Part of it is familiarity. Beverage programs often default to what sells easily and what guests recognize. A bottle of Whispering Angel moves without much explanation. A locally produced pét-nat from a small regional winemaker? That takes a little more work from the staff, a little more patience from the guest.

But that's exactly the kind of storytelling that makes a dining experience memorable.

Why it matters more than you'd think

Drinking locally isn't just a philosophical stance - it has real, tangible benefits. Regional breweries, distilleries, and wineries are often small operations where the economics are tight. A placement on a hotel bar menu or a restaurant list can be genuinely transformative for those producers.

There's also the freshness factor. Local beers don't travel far. Local wines reflect the actual terroir of the region, not a standardized international style. And spirits made nearby often tell a story rooted in the landscape, the climate, and the culture that surrounds the very place you're visiting.

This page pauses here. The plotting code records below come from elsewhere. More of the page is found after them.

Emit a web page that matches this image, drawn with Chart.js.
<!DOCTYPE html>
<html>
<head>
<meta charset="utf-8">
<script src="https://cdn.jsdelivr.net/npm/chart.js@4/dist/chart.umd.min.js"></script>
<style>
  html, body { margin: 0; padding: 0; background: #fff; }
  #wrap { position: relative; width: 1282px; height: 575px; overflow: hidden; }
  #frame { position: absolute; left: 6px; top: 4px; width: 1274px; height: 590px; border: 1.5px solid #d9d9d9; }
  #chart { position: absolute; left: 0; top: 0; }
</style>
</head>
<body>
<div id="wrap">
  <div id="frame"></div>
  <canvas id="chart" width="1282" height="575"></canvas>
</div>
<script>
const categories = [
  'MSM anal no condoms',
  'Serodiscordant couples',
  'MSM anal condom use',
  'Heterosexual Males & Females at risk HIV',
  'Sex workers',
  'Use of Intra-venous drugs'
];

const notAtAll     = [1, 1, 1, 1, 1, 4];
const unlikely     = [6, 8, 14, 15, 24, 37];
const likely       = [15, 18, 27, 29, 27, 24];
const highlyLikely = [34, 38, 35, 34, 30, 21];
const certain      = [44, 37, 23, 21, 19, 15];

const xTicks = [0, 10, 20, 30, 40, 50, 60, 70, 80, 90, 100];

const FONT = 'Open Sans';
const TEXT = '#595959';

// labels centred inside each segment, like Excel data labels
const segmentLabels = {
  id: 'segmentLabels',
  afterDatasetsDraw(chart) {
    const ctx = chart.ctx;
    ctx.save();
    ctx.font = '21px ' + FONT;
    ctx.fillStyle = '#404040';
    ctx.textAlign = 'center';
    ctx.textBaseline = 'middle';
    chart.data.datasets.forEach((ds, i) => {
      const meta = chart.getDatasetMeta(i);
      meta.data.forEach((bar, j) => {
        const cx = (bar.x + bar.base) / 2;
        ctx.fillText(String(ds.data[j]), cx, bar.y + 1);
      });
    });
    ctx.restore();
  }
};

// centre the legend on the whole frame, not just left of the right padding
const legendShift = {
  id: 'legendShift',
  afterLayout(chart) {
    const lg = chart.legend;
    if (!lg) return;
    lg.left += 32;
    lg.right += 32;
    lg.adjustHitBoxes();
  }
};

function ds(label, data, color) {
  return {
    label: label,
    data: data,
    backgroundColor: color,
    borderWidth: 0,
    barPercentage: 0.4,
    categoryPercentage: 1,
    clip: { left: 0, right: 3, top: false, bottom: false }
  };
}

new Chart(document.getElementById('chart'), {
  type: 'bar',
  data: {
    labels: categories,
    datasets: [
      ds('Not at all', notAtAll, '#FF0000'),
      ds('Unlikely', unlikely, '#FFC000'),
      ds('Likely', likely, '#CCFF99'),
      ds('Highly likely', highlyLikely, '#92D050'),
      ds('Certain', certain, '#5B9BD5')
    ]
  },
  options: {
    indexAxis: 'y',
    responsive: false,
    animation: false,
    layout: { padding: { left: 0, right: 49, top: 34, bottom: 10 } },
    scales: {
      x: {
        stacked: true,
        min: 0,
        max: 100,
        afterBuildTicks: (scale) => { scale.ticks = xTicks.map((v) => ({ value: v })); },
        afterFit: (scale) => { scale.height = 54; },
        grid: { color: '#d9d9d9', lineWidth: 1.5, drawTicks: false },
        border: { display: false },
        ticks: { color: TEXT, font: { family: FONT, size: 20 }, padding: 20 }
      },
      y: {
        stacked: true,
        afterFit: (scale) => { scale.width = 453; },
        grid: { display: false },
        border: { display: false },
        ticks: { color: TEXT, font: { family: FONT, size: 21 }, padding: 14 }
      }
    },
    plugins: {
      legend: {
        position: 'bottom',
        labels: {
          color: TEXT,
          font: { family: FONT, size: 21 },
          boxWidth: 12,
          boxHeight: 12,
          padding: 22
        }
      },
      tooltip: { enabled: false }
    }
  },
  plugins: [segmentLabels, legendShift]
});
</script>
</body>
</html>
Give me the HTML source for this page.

What to look for - and ask for

Next time you sit down to eat, it's worth glancing at the drinks list with the same scrutiny you'd apply to the food menu. Are there regional wines? Any local spirits? A craft beer from a nearby brewery?

And if you don't see any, ask. Restaurants respond to what guests show interest in. The more people ask for local options, the more reason those lists have to evolve.

The food world figured this out. The drinks world is catching up - slowly. But the best bars and restaurants are already there, and they're making the experience richer for it.